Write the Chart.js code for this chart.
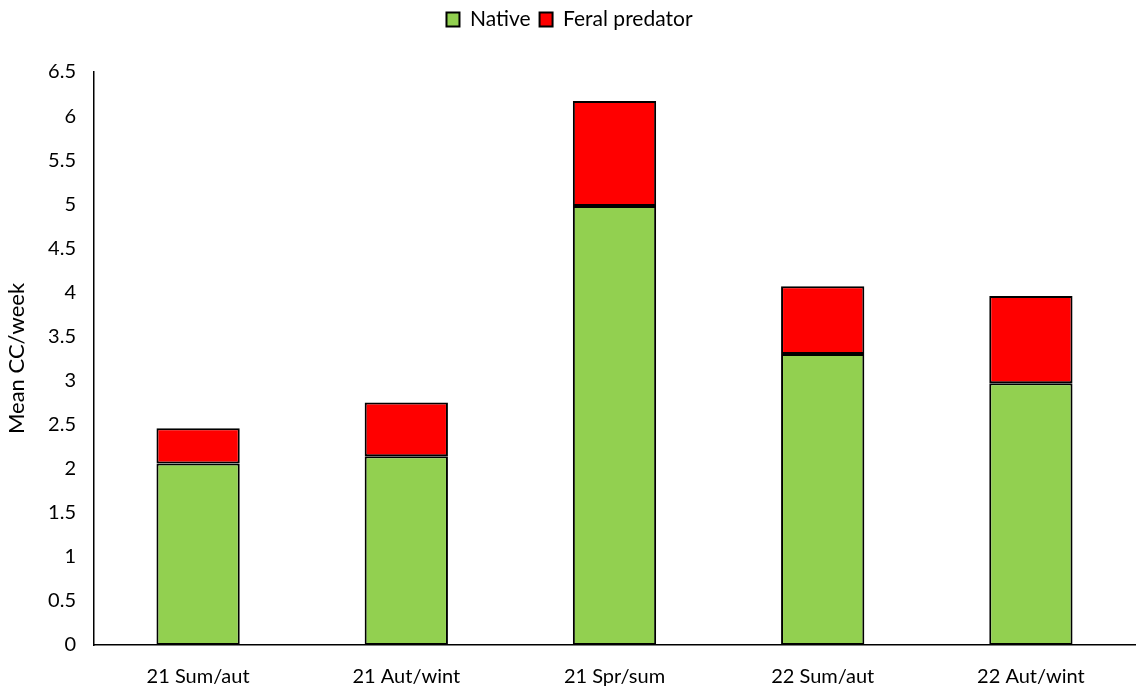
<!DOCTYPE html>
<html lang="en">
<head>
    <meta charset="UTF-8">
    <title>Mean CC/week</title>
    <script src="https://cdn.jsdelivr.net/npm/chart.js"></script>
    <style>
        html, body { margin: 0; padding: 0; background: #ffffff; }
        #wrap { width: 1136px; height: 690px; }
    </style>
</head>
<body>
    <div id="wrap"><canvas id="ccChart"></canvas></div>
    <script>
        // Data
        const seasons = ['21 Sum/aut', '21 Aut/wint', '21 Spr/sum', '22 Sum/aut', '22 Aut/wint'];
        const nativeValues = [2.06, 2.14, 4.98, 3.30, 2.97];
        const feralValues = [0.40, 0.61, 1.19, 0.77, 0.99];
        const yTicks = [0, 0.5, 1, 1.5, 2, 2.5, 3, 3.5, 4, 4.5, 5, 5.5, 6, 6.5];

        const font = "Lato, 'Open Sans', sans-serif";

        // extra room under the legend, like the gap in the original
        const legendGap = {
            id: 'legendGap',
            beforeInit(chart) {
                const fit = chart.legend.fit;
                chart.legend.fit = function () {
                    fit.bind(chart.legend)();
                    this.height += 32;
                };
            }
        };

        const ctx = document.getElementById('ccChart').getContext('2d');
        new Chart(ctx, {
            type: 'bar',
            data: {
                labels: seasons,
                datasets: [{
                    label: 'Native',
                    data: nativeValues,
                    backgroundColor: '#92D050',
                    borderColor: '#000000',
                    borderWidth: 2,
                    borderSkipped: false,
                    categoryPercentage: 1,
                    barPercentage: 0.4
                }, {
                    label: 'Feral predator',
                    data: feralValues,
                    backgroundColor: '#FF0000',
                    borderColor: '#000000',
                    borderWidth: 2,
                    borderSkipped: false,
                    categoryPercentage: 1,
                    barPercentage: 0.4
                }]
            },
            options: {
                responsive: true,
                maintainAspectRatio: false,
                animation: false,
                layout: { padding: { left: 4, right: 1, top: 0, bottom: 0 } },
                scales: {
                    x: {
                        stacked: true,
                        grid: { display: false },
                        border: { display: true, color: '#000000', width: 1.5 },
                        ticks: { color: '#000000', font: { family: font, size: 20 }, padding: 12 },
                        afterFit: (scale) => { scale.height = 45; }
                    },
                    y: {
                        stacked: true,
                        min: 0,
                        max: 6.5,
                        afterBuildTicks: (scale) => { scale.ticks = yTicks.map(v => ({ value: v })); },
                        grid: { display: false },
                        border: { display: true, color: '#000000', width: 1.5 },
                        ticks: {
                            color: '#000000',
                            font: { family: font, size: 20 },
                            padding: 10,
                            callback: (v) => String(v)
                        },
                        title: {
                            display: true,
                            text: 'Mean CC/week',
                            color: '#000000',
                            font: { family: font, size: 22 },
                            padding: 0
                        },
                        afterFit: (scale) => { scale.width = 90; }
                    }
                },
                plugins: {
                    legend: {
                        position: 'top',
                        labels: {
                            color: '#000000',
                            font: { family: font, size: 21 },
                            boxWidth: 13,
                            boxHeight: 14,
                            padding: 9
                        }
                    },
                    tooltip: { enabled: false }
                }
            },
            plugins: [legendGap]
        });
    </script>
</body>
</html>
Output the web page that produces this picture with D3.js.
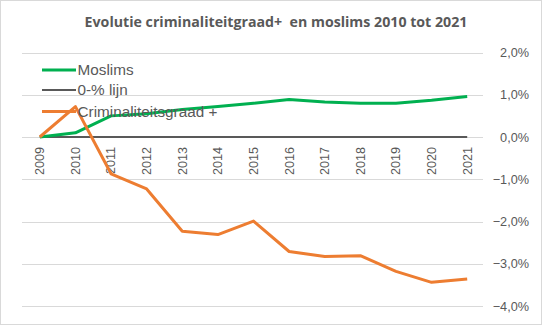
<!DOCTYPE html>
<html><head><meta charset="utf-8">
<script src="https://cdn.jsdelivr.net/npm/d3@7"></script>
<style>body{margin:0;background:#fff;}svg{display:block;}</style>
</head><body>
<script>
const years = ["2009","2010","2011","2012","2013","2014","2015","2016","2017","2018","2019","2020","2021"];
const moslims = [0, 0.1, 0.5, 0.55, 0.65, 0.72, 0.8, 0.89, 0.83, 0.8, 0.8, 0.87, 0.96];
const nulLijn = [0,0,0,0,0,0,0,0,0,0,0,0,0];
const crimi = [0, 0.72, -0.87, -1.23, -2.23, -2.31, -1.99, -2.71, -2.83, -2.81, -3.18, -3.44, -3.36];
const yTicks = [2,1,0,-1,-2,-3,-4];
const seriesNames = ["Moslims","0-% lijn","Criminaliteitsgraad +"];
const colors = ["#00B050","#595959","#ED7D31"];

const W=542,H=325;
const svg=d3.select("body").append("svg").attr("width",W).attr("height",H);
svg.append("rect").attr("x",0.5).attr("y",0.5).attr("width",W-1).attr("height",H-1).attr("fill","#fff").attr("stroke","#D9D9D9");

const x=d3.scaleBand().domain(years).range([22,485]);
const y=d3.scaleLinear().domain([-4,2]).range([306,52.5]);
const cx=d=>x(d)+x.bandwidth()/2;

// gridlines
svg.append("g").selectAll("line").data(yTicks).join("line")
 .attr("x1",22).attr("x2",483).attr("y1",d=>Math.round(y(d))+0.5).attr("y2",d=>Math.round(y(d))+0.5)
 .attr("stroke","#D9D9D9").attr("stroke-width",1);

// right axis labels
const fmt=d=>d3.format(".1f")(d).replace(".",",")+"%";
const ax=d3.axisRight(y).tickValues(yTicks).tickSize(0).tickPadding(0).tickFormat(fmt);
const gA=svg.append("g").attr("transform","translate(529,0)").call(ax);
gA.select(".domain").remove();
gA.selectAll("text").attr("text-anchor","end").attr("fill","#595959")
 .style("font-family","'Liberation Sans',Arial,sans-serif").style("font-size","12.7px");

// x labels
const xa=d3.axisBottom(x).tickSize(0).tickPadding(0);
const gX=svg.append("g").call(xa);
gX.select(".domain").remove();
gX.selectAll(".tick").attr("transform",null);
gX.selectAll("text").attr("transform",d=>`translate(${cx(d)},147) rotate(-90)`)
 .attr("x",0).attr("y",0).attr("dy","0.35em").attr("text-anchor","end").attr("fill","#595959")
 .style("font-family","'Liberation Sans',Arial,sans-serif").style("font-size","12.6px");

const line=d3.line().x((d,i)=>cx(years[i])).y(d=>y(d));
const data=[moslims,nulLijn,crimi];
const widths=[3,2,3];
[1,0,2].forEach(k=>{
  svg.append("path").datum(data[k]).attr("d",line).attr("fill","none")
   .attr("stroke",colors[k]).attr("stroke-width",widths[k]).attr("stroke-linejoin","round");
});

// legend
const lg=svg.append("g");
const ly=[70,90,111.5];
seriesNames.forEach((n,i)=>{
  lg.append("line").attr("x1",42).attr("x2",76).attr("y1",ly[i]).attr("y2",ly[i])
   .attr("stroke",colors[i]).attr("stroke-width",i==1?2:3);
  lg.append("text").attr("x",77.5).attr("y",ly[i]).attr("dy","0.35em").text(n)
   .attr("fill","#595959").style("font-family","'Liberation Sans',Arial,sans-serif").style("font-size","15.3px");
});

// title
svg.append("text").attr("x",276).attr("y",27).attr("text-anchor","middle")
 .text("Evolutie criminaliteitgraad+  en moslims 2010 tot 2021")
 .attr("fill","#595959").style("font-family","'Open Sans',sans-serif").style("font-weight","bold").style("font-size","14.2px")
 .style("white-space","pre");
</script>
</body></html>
————————
What you will do — Copy each line of the records precisely and drop any images they hold.

Reply to the exercise —
Write the Chart.js code for this chart.
<!DOCTYPE html>
<html lang="en">
<head>
    <meta charset="UTF-8">
    <title>Mean CC/week</title>
    <script src="https://cdn.jsdelivr.net/npm/chart.js"></script>
    <style>
        html, body { margin: 0; padding: 0; background: #ffffff; }
        #wrap { width: 1136px; height: 690px; }
    </style>
</head>
<body>
    <div id="wrap"><canvas id="ccChart"></canvas></div>
    <script>
        // Data
        const seasons = ['21 Sum/aut', '21 Aut/wint', '21 Spr/sum', '22 Sum/aut', '22 Aut/wint'];
        const nativeValues = [2.06, 2.14, 4.98, 3.30, 2.97];
        const feralValues = [0.40, 0.61, 1.19, 0.77, 0.99];
        const yTicks = [0, 0.5, 1, 1.5, 2, 2.5, 3, 3.5, 4, 4.5, 5, 5.5, 6, 6.5];

        const font = "Lato, 'Open Sans', sans-serif";

        // extra room under the legend, like the gap in the original
        const legendGap = {
            id: 'legendGap',
            beforeInit(chart) {
                const fit = chart.legend.fit;
                chart.legend.fit = function () {
                    fit.bind(chart.legend)();
                    this.height += 32;
                };
            }
        };

        const ctx = document.getElementById('ccChart').getContext('2d');
        new Chart(ctx, {
            type: 'bar',
            data: {
                labels: seasons,
                datasets: [{
                    label: 'Native',
                    data: nativeValues,
                    backgroundColor: '#92D050',
                    borderColor: '#000000',
                    borderWidth: 2,
                    borderSkipped: false,
                    categoryPercentage: 1,
                    barPercentage: 0.4
                }, {
                    label: 'Feral predator',
                    data: feralValues,
                    backgroundColor: '#FF0000',
                    borderColor: '#000000',
                    borderWidth: 2,
                    borderSkipped: false,
                    categoryPercentage: 1,
                    barPercentage: 0.4
                }]
            },
            options: {
                responsive: true,
                maintainAspectRatio: false,
                animation: false,
                layout: { padding: { left: 4, right: 1, top: 0, bottom: 0 } },
                scales: {
                    x: {
                        stacked: true,
                        grid: { display: false },
                        border: { display: true, color: '#000000', width: 1.5 },
                        ticks: { color: '#000000', font: { family: font, size: 20 }, padding: 12 },
                        afterFit: (scale) => { scale.height = 45; }
                    },
                    y: {
                        stacked: true,
                        min: 0,
                        max: 6.5,
                        afterBuildTicks: (scale) => { scale.ticks = yTicks.map(v => ({ value: v })); },
                        grid: { display: false },
                        border: { display: true, color: '#000000', width: 1.5 },
                        ticks: {
                            color: '#000000',
                            font: { family: font, size: 20 },
                            padding: 10,
                            callback: (v) => String(v)
                        },
                        title: {
                            display: true,
                            text: 'Mean CC/week',
                            color: '#000000',
                            font: { family: font, size: 22 },
                            padding: 0
                        },
                        afterFit: (scale) => { scale.width = 90; }
                    }
                },
                plugins: {
                    legend: {
                        position: 'top',
                        labels: {
                            color: '#000000',
                            font: { family: font, size: 21 },
                            boxWidth: 13,
                            boxHeight: 14,
                            padding: 9
                        }
                    },
                    tooltip: { enabled: false }
                }
            },
            plugins: [legendGap]
        });
    </script>
</body>
</html>
Output the web page that produces this picture with D3.js.
<!DOCTYPE html>
<html><head><meta charset="utf-8">
<script src="https://cdn.jsdelivr.net/npm/d3@7"></script>
<style>body{margin:0;background:#fff;}svg{display:block;}</style>
</head><body>
<script>
const years = ["2009","2010","2011","2012","2013","2014","2015","2016","2017","2018","2019","2020","2021"];
const moslims = [0, 0.1, 0.5, 0.55, 0.65, 0.72, 0.8, 0.89, 0.83, 0.8, 0.8, 0.87, 0.96];
const nulLijn = [0,0,0,0,0,0,0,0,0,0,0,0,0];
const crimi = [0, 0.72, -0.87, -1.23, -2.23, -2.31, -1.99, -2.71, -2.83, -2.81, -3.18, -3.44, -3.36];
const yTicks = [2,1,0,-1,-2,-3,-4];
const seriesNames = ["Moslims","0-% lijn","Criminaliteitsgraad +"];
const colors = ["#00B050","#595959","#ED7D31"];

const W=542,H=325;
const svg=d3.select("body").append("svg").attr("width",W).attr("height",H);
svg.append("rect").attr("x",0.5).attr("y",0.5).attr("width",W-1).attr("height",H-1).attr("fill","#fff").attr("stroke","#D9D9D9");

const x=d3.scaleBand().domain(years).range([22,485]);
const y=d3.scaleLinear().domain([-4,2]).range([306,52.5]);
const cx=d=>x(d)+x.bandwidth()/2;

// gridlines
svg.append("g").selectAll("line").data(yTicks).join("line")
 .attr("x1",22).attr("x2",483).attr("y1",d=>Math.round(y(d))+0.5).attr("y2",d=>Math.round(y(d))+0.5)
 .attr("stroke","#D9D9D9").attr("stroke-width",1);

// right axis labels
const fmt=d=>d3.format(".1f")(d).replace(".",",")+"%";
const ax=d3.axisRight(y).tickValues(yTicks).tickSize(0).tickPadding(0).tickFormat(fmt);
const gA=svg.append("g").attr("transform","translate(529,0)").call(ax);
gA.select(".domain").remove();
gA.selectAll("text").attr("text-anchor","end").attr("fill","#595959")
 .style("font-family","'Liberation Sans',Arial,sans-serif").style("font-size","12.7px");

// x labels
const xa=d3.axisBottom(x).tickSize(0).tickPadding(0);
const gX=svg.append("g").call(xa);
gX.select(".domain").remove();
gX.selectAll(".tick").attr("transform",null);
gX.selectAll("text").attr("transform",d=>`translate(${cx(d)},147) rotate(-90)`)
 .attr("x",0).attr("y",0).attr("dy","0.35em").attr("text-anchor","end").attr("fill","#595959")
 .style("font-family","'Liberation Sans',Arial,sans-serif").style("font-size","12.6px");

const line=d3.line().x((d,i)=>cx(years[i])).y(d=>y(d));
const data=[moslims,nulLijn,crimi];
const widths=[3,2,3];
[1,0,2].forEach(k=>{
  svg.append("path").datum(data[k]).attr("d",line).attr("fill","none")
   .attr("stroke",colors[k]).attr("stroke-width",widths[k]).attr("stroke-linejoin","round");
});

// legend
const lg=svg.append("g");
const ly=[70,90,111.5];
seriesNames.forEach((n,i)=>{
  lg.append("line").attr("x1",42).attr("x2",76).attr("y1",ly[i]).attr("y2",ly[i])
   .attr("stroke",colors[i]).attr("stroke-width",i==1?2:3);
  lg.append("text").attr("x",77.5).attr("y",ly[i]).attr("dy","0.35em").text(n)
   .attr("fill","#595959").style("font-family","'Liberation Sans',Arial,sans-serif").style("font-size","15.3px");
});

// title
svg.append("text").attr("x",276).attr("y",27).attr("text-anchor","middle")
 .text("Evolutie criminaliteitgraad+  en moslims 2010 tot 2021")
 .attr("fill","#595959").style("font-family","'Open Sans',sans-serif").style("font-weight","bold").style("font-size","14.2px")
 .style("white-space","pre");
</script>
</body></html>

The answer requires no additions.